Depending on the age of the student, Flockhart said, it normally takes anywhere from 10 to 20 minutes for kids to add up their point totals at the beginning of each class. In some cases, he says, students get so excited to play the game that they actually add up the totals over the weekend before they arrive at school, thus saving their classmates the trouble.
Once the totals are tabulated, Flockhart’s book recommends teachers step up the challenge by requiring students to convert their point totals to fractions based on a 1-to-1/48 ratio, or some other variation of that scale devised by the instructor. Once the conversions are complete, Flockhart says, students can construct bar graphs, line graphs, and other visual depictions designed to measure how well their teams perform each week in relation to their classmates’ teams.
All told, the book offers 46 different worksheets and matching assessments teachers can use when constructing lesson plans around fantasy football play, he said. From looking at an individual player’s performance from week to week to tracking the play of the entire team, he says, there is no limit to the number of equations teachers can devise to test their students’ knowledge.
So what happens when a student uses his or her understanding of the game to draft only the best players?
Realizing some students might have an unfair advantage over those who know very little about professional football or how the game itself is played, Flockhart devised a system that assigns dollar figures to each player based on their skill level and point potential. For instance, Peyton Manning, the All-Pro quarterback for the Indianapolis Colts, might cost team owners $4.7 million to acquire, while a less accomplished player–say, Detroit Lions backup quarterback Jeff Garcia–might cost a relatively modest $2.9 million.
To even the playing field, each team is allotted a certain amount of money at the outset of play. As the draft goes on, students must use strategy to choose players based on the amount of money they have left in the bank. Any miscalculations could hurt their chances come playoff time. So while football acumen is helpful, Flockhart says, just knowing who the good players are doesn’t guarantee you’ll field a winning team. The key is to spend wisely and plan ahead based on research, he said.
While the book isn’t exactly tearing up the best-seller charts, Flockhart says he’s already tasted modest success. Despite having done very little marketing to promote the book, he estimates he’s received “dozens” of orders since putting copies–which sell for $19.99 apiece–up for sale on his web site. That was less than three weeks ago, and he expects those numbers to climb as the season ramps up.
What makes fantasy football such a hit in the classroom? Flockhart says the answer is simple.

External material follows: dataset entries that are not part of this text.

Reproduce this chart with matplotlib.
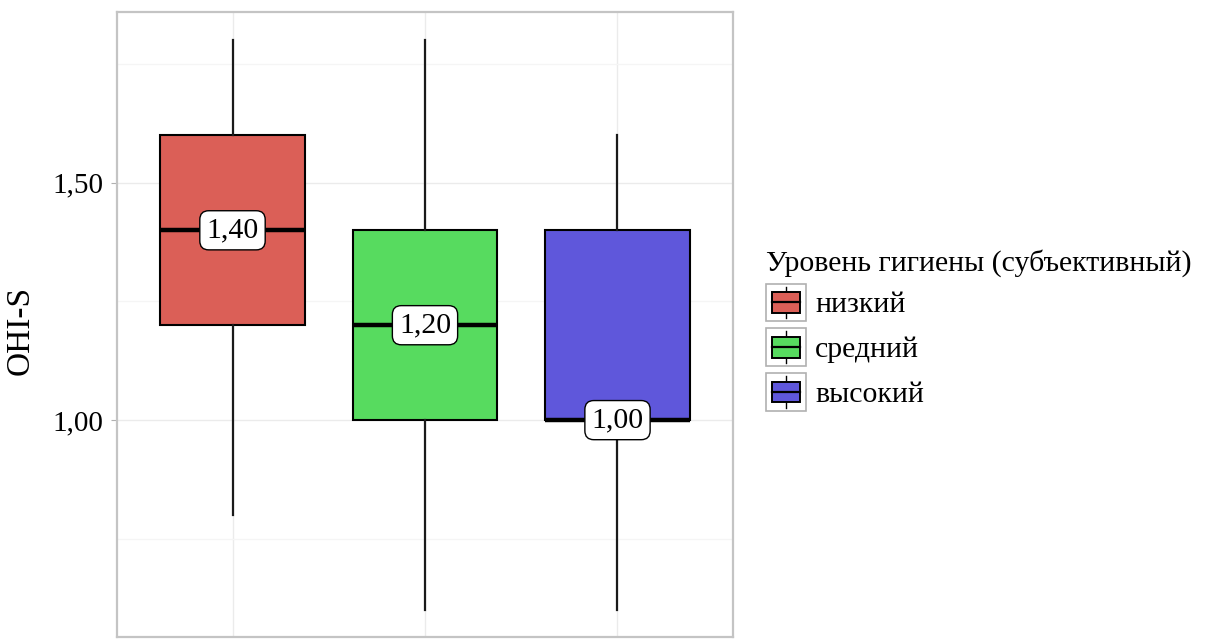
import numpy as np
import matplotlib
matplotlib.use('Agg')
import matplotlib.pyplot as plt
from matplotlib.patches import Patch, Rectangle
from matplotlib.lines import Line2D
from matplotlib.legend_handler import HandlerBase

plt.rcParams['font.family'] = ['Liberation Serif', 'DejaVu Serif']

groups = ['низкий', 'средний', 'высокий']
legend_title = 'Уровень гигиены (субъективный)'
whis_lo = [0.8, 0.6, 0.6]
q1 = [1.2, 1.0, 1.0]
medians = [1.4, 1.2, 1.0]
q3 = [1.6, 1.4, 1.4]
whis_hi = [1.8, 1.8, 1.6]
colors = ['#db5f57', '#57db5f', '#5f57db']
y_ticks = [1.0, 1.5]
y_minor = [0.75, 1.25, 1.75]

FS = 21.5


class BoxHandler(HandlerBase):
    # small boxplot glyph inside a grey square for the legend keys
    def create_artists(self, legend, orig_handle, xdescent, ydescent,
                       width, height, fontsize, trans):
        x0, y0 = -xdescent, -ydescent
        cx, cy = x0 + width / 2, y0 + height / 2
        frame = Rectangle((x0, y0), width, height, facecolor='white',
                          edgecolor='#b0b0b0', lw=1.2, transform=trans)
        whisk = Line2D([cx, cx], [y0 + 0.08 * height, y0 + 0.92 * height],
                       color='black', lw=1.0, transform=trans)
        bx0, bw = x0 + 0.15 * width, 0.7 * width
        box = Rectangle((bx0, y0 + 0.23 * height), bw, 0.54 * height,
                        facecolor=orig_handle.get_facecolor(),
                        edgecolor='black', lw=1.4, transform=trans)
        med = Line2D([bx0, bx0 + bw], [cy, cy], color='black', lw=1.6,
                     transform=trans)
        return [frame, whisk, box, med]


fig = plt.figure(figsize=(12.11, 6.39), dpi=100)
ax = fig.add_axes([117 / 1211, 1 - 637 / 639, 616 / 1211, 625 / 639])

stats = []
for i in range(len(groups)):
    stats.append({'med': medians[i], 'q1': q1[i], 'q3': q3[i],
                  'whislo': whis_lo[i], 'whishi': whis_hi[i], 'label': groups[i]})

pos = np.arange(1, len(groups) + 1)
bp = ax.bxp(stats, positions=pos, widths=0.75, patch_artist=True,
            showcaps=False, showfliers=False,
            boxprops=dict(edgecolor='black', linewidth=1.5),
            whiskerprops=dict(color='#1a1a1a', linewidth=1.6),
            medianprops=dict(color='black', linewidth=3.2))
for patch, c in zip(bp['boxes'], colors):
    patch.set_facecolor(c)
    patch.set_zorder(2)
for w in bp['whiskers']:
    w.set_zorder(2)
for m in bp['medians']:
    m.set_zorder(3)

# median value labels
for x, m in zip(pos, medians):
    ax.text(x, m, '{:.2f}'.format(m).replace('.', ','), ha='center', va='center',
            fontsize=FS, zorder=4,
            bbox=dict(boxstyle='round,pad=0.22,rounding_size=0.3', fc='white',
                      ec='black', lw=1.0))

ax.set_xlim(0.4, 3.6)
ax.set_ylim(0.543, 1.86)
ax.set_xticks(pos)
ax.set_xticklabels([])
ax.set_yticks(y_ticks)
ax.set_yticklabels(['{:.2f}'.format(t).replace('.', ',') for t in y_ticks], fontsize=FS - 0.5)
ax.set_yticks(y_minor, minor=True)
ax.tick_params(axis='x', length=0)
ax.tick_params(axis='y', which='major', length=4, color='#b0b0b0', pad=6)
ax.tick_params(axis='y', which='minor', length=0)
ax.grid(True, which='major', color='#ebebeb', lw=1.0, zorder=0)
ax.grid(True, which='minor', axis='y', color='#f5f5f5', lw=1.0, zorder=0)
ax.set_axisbelow(True)
for s in ax.spines.values():
    s.set_color('#c4c4c4')
    s.set_linewidth(1.6)
ax.set_ylabel('OHI-S', fontsize=24)
ax.yaxis.set_label_coords(-0.132, 0.49)

handles = [Patch(facecolor=c, edgecolor='black') for c in colors]
leg = fig.legend(handles, groups, title=legend_title, loc='center left',
                 bbox_to_anchor=(766 / 1211, 1 - 330 / 639), frameon=False,
                 fontsize=FS, title_fontsize=FS, alignment='left',
                 handler_map={Patch: BoxHandler()},
                 handlelength=1.34, handleheight=1.58, labelspacing=0.23,
                 handletextpad=0.3, borderpad=0, borderaxespad=0)

fig.savefig('out.png', dpi=100)
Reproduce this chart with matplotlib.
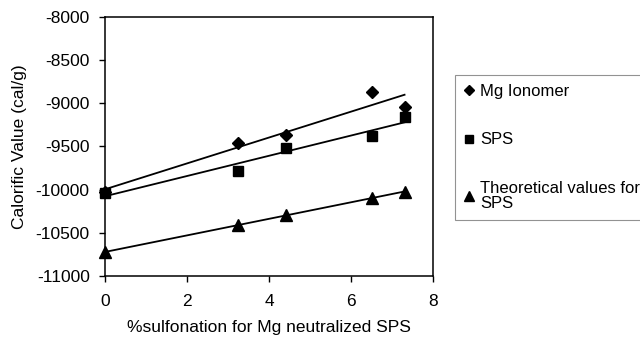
import matplotlib
matplotlib.use("Agg")
import matplotlib.pyplot as plt
import numpy as np
from matplotlib.lines import Line2D

plt.rcParams["font.family"] = ["Liberation Sans", "DejaVu Sans"]
plt.rcParams["axes.unicode_minus"] = False

# % sulfonation for Mg neutralized SPS
sulfonation = [0, 3.25, 4.4, 6.5, 7.3]
mg_ionomer = [-10030, -9456, -9367, -8872, -9039]
sps = [-10042, -9780, -9514, -9378, -9155]
theoretical_sps = [-10726, -10409, -10293, -10093, -10031]

series = [
    ("Mg Ionomer", mg_ionomer, "D", 6.5),
    ("SPS", sps, "s", 7),
    ("Theoretical values for\nSPS", theoretical_sps, "^", 8),
]

fig = plt.figure(figsize=(6.4, 3.39), dpi=100)
ax = fig.add_axes([0.164, 0.186, 0.513, 0.764])

x = np.array(sulfonation)
handles = []
for label, vals, marker, ms in series:
    y = np.array(vals)
    ax.plot(x, y, linestyle="none", marker=marker, markersize=ms,
            color="black", clip_on=False, zorder=3)
    # linear trend line
    k, b = np.polyfit(x, y, 1)
    ax.plot([x.min(), x.max()], [k * x.min() + b, k * x.max() + b],
            color="black", linewidth=1.3, zorder=2)
    handles.append(Line2D([], [], linestyle="none", marker=marker,
                          markersize=ms * 0.85, color="black", label=label))

ax.set_xlim(0, 8)
ax.set_ylim(-11000, -8000)
ax.set_xticks([0, 2, 4, 6, 8])
ax.set_yticks(np.arange(-11000, -7999, 500))
ax.tick_params(direction="out", length=4, width=1, labelsize=12.5)
ax.tick_params(axis="x", pad=9)
ax.tick_params(axis="y", pad=7)
for spine in ax.spines.values():
    spine.set_linewidth(1.1)

ax.set_xlabel("%sulfonation for Mg neutralized SPS", fontsize=12.5, labelpad=8)
ax.set_ylabel("Calorific Value (cal/g)", fontsize=12.5, labelpad=6)

leg = fig.legend(handles=handles, loc="upper left",
                 bbox_to_anchor=(455 / 640, 1 - 75 / 339),
                 bbox_transform=fig.transFigure,
                 frameon=True, fancybox=False, fontsize=12,
                 labelspacing=2.0, handlelength=0.6, handletextpad=0.35,
                 borderpad=0.55, borderaxespad=0)
for t in leg.get_texts():
    t.set_linespacing(1.0)
leg.get_frame().set_edgecolor("#777777")
leg.get_frame().set_linewidth(0.8)

fig.savefig("out.png", dpi=100, facecolor="white")
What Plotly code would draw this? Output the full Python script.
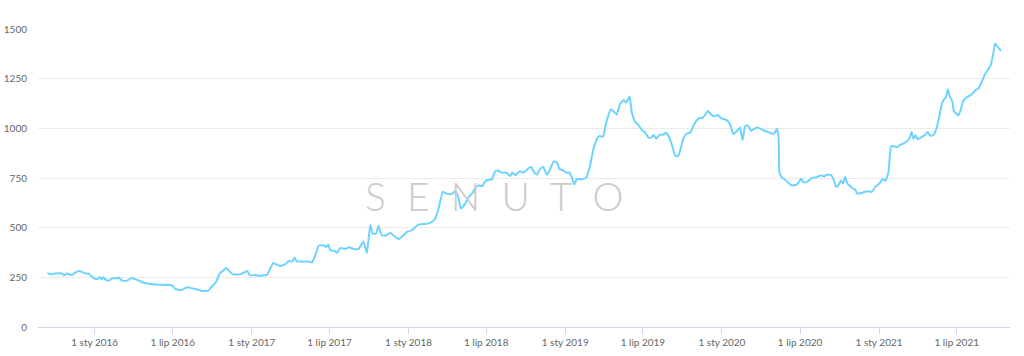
import plotly.graph_objects as go

dates = [
    "2015-09-13", "2015-09-19", "2015-10-01", "2015-10-17", "2015-10-22", "2015-10-27",
    "2015-11-09", "2015-11-21", "2015-11-28", "2015-12-10", "2015-12-18", "2015-12-29",
    "2016-01-07", "2016-01-13", "2016-01-17", "2016-01-21", "2016-01-26", "2016-02-03",
    "2016-02-11", "2016-02-22", "2016-02-26", "2016-03-05", "2016-03-16", "2016-03-28",
    "2016-04-09", "2016-04-24", "2016-05-10", "2016-06-02", "2016-06-25", "2016-07-01",
    "2016-07-07", "2016-07-22", "2016-08-03", "2016-08-18", "2016-08-30", "2016-09-07",
    "2016-09-22", "2016-09-30", "2016-10-10", "2016-10-18", "2016-10-27", "2016-11-02",
    "2016-11-12", "2016-11-19", "2016-12-03", "2016-12-09", "2016-12-21", "2016-12-28",
    "2017-01-09", "2017-01-17", "2017-02-05", "2017-02-13", "2017-02-20", "2017-03-08",
    "2017-03-20", "2017-03-28", "2017-04-05", "2017-04-11", "2017-04-16", "2017-05-02",
    "2017-05-13", "2017-05-21", "2017-05-29", "2017-06-06", "2017-06-17", "2017-06-23",
    "2017-06-28", "2017-07-03", "2017-07-13", "2017-07-18", "2017-07-26", "2017-08-07",
    "2017-08-16", "2017-08-26", "2017-09-07", "2017-09-18", "2017-09-26", "2017-10-04",
    "2017-10-09", "2017-10-17", "2017-10-23", "2017-10-31", "2017-11-11", "2017-11-19",
    "2017-11-29", "2017-12-09", "2017-12-20", "2017-12-28", "2018-01-09", "2018-01-24",
    "2018-02-09", "2018-02-20", "2018-03-03", "2018-03-12", "2018-03-22", "2018-04-01",
    "2018-04-12", "2018-04-20", "2018-04-27", "2018-05-03", "2018-05-13", "2018-05-21",
    "2018-05-29", "2018-06-05", "2018-06-13", "2018-06-21", "2018-06-29", "2018-07-09",
    "2018-07-14", "2018-07-22", "2018-07-30", "2018-08-07", "2018-08-17", "2018-08-26",
    "2018-08-30", "2018-09-07", "2018-09-17", "2018-09-26", "2018-10-06", "2018-10-14",
    "2018-10-21", "2018-10-27", "2018-11-04", "2018-11-11", "2018-11-19", "2018-11-25",
    "2018-12-05", "2018-12-13", "2018-12-19", "2018-12-27", "2019-01-03", "2019-01-11",
    "2019-01-17", "2019-01-22", "2019-01-28", "2019-02-09", "2019-02-19", "2019-02-27",
    "2019-03-08", "2019-03-16", "2019-03-22", "2019-03-30", "2019-04-06", "2019-04-17",
    "2019-04-25", "2019-05-01", "2019-05-09", "2019-05-17", "2019-05-23", "2019-05-31",
    "2019-06-05", "2019-06-13", "2019-06-21", "2019-06-29", "2019-07-05", "2019-07-14",
    "2019-07-20", "2019-07-26", "2019-08-01", "2019-08-09", "2019-08-18", "2019-08-23",
    "2019-08-31", "2019-09-08", "2019-09-14", "2019-09-20", "2019-09-26", "2019-10-03",
    "2019-10-11", "2019-10-19", "2019-10-27", "2019-11-07", "2019-11-18", "2019-11-29",
    "2019-12-05", "2019-12-12", "2019-12-22", "2020-01-01", "2020-01-12", "2020-01-20",
    "2020-01-28", "2020-02-05", "2020-02-12", "2020-02-18", "2020-02-24", "2020-03-01",
    "2020-03-09", "2020-03-17", "2020-03-25", "2020-04-03", "2020-04-14", "2020-04-26",
    "2020-05-02", "2020-05-08", "2020-05-12", "2020-05-14", "2020-05-20", "2020-05-27",
    "2020-06-04", "2020-06-11", "2020-06-21", "2020-06-27", "2020-07-04", "2020-07-09",
    "2020-07-19", "2020-07-28", "2020-08-09", "2020-08-19", "2020-08-26", "2020-09-01",
    "2020-09-11", "2020-09-17", "2020-09-23", "2020-09-28", "2020-10-04", "2020-10-09",
    "2020-10-14", "2020-10-19", "2020-10-26", "2020-11-01", "2020-11-06", "2020-11-11",
    "2020-11-21", "2020-12-04", "2020-12-15", "2020-12-23", "2021-01-02", "2021-01-10",
    "2021-01-16", "2021-01-23", "2021-01-29", "2021-02-05", "2021-02-12", "2021-02-18",
    "2021-02-26", "2021-03-08", "2021-03-14", "2021-03-18", "2021-03-22", "2021-03-27",
    "2021-04-01", "2021-04-10", "2021-04-18", "2021-04-24", "2021-04-30", "2021-05-07",
    "2021-05-15", "2021-05-21", "2021-05-27", "2021-06-01", "2021-06-06", "2021-06-10",
    "2021-06-15", "2021-06-20", "2021-06-25", "2021-07-01", "2021-07-05", "2021-07-10",
    "2021-07-16", "2021-07-24", "2021-08-01", "2021-08-07", "2021-08-13", "2021-08-20",
    "2021-08-28", "2021-09-05", "2021-09-12", "2021-09-18", "2021-09-24", "2021-09-28",
    "2021-10-03", "2021-10-08", "2021-10-12",
]

values = [
    272, 265, 269, 269, 260, 269,
    262, 279, 281, 269, 269, 247,
    240, 252, 240, 250, 240, 233,
    245, 245, 250, 233, 233, 247,
    237, 223, 216, 213, 211, 206,
    191, 186, 200, 193, 188, 181,
    183, 205, 227, 269, 285, 297,
    276, 265, 264, 269, 282, 260,
    262, 258, 262, 294, 322, 307,
    316, 332, 330, 349, 330, 330,
    330, 324, 361, 410, 410, 403,
    415, 386, 383, 373, 398, 393,
    401, 393, 393, 431, 373, 515,
    470, 470, 508, 462, 462, 475,
    457, 443, 460, 478, 487, 515,
    519, 524, 540, 596, 680, 670,
    670, 683, 654, 596, 621, 654,
    672, 697, 713, 708, 733, 742,
    742, 784, 786, 777, 777, 759,
    777, 764, 784, 777, 797, 805,
    777, 767, 797, 805, 767, 784,
    834, 827, 794, 789, 777, 777,
    750, 717, 744, 744, 752, 805,
    898, 948, 962, 957, 1024, 1096,
    1082, 1069, 1125, 1141, 1130, 1160,
    1082, 1032, 1015, 990, 982, 953,
    953, 967, 948, 968, 968, 979,
    956, 906, 864, 859, 889, 948,
    974, 977, 1015, 1049, 1054, 1087,
    1074, 1061, 1067, 1049, 1041, 1020,
    970, 987, 1004, 940, 1010, 1015,
    987, 999, 1004, 994, 984, 974,
    974, 999, 957, 780, 752, 742,
    725, 713, 715, 725, 747, 727,
    733, 749, 754, 764, 757, 766,
    766, 742, 705, 713, 738, 722,
    755, 722, 708, 697, 692, 672,
    675, 683, 680, 705, 722, 747,
    735, 780, 910, 910, 905, 915,
    923, 936, 956, 982, 948, 965,
    945, 956, 967, 982, 963, 965,
    999, 1057, 1121, 1145, 1158, 1197,
    1158, 1141, 1082, 1074, 1064, 1091,
    1138, 1155, 1166, 1175, 1192, 1200,
    1233, 1272, 1296, 1317, 1376, 1427,
    1413, 1401, 1389,
]

tick_dates = ["2016-01-01", "2016-07-01", "2017-01-01", "2017-07-01", "2018-01-01",
              "2018-07-01", "2019-01-01", "2019-07-01", "2020-01-01", "2020-07-01",
              "2021-01-01", "2021-07-01"]
tick_labels = ["1 sty 2016", "1 lip 2016", "1 sty 2017", "1 lip 2017", "1 sty 2018",
               "1 lip 2018", "1 sty 2019", "1 lip 2019", "1 sty 2020", "1 lip 2020",
               "1 sty 2021", "1 lip 2021"]
y_ticks = [0, 250, 500, 750, 1000, 1250, 1500]

fig = go.Figure()
fig.add_trace(go.Scatter(
    x=dates, y=values, mode="lines",
    line=dict(color="#6dd3ff", width=2, shape="spline", smoothing=0.4),
    hoverinfo="x+y", showlegend=False,
))

fig.add_annotation(
    text="S  E  N  U  T  O", xref="paper", yref="paper", x=0.469, y=0.44,
    showarrow=False, font=dict(family="Lato", size=39, color="#cbcbcb", weight=300),
)

fig.update_layout(
    width=1024, height=356,
    margin=dict(l=38, r=14, t=29, b=29),
    paper_bgcolor="white", plot_bgcolor="white",
    font=dict(family="Lato", size=10, color="#666666"),
    xaxis=dict(
        type="date", range=["2015-08-22", "2021-11-02"], automargin=False,
        tickvals=tick_dates, ticktext=tick_labels,
        showgrid=False, showline=True, linecolor="#ccd6eb", linewidth=1,
        ticks="outside", ticklen=6, tickcolor="#ccd6eb", zeroline=False,
        tickfont=dict(family="Lato", size=10, color="#666666"),
    ),
    yaxis=dict(
        range=[0, 1500], tickvals=y_ticks, showgrid=True, gridcolor="#ebebeb",
        gridwidth=1, zeroline=False, showline=False, ticks="", automargin=False,
        ticklabelstandoff=10,
        tickfont=dict(family="Lato", size=10, color="#666666"),
    ),
)

fig.write_html("out.html")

“Millions of students in the U.S. are not proficient in mathematics because the subject matter does not interest them, and they do not see the relationship between math at school and math in their personal lives,” he said. “Fantasy Football and Mathematics makes connections between math in the classroom and math in the real world.”
Brown, who plans on starting her second year of classroom competition this fall, agreed. “The kids are really into it–and it’s fun,” she said. “For me, I just love the dynamic that goes on in the groups, especially watching the students try to work together to calculate the points … it’s really exciting.”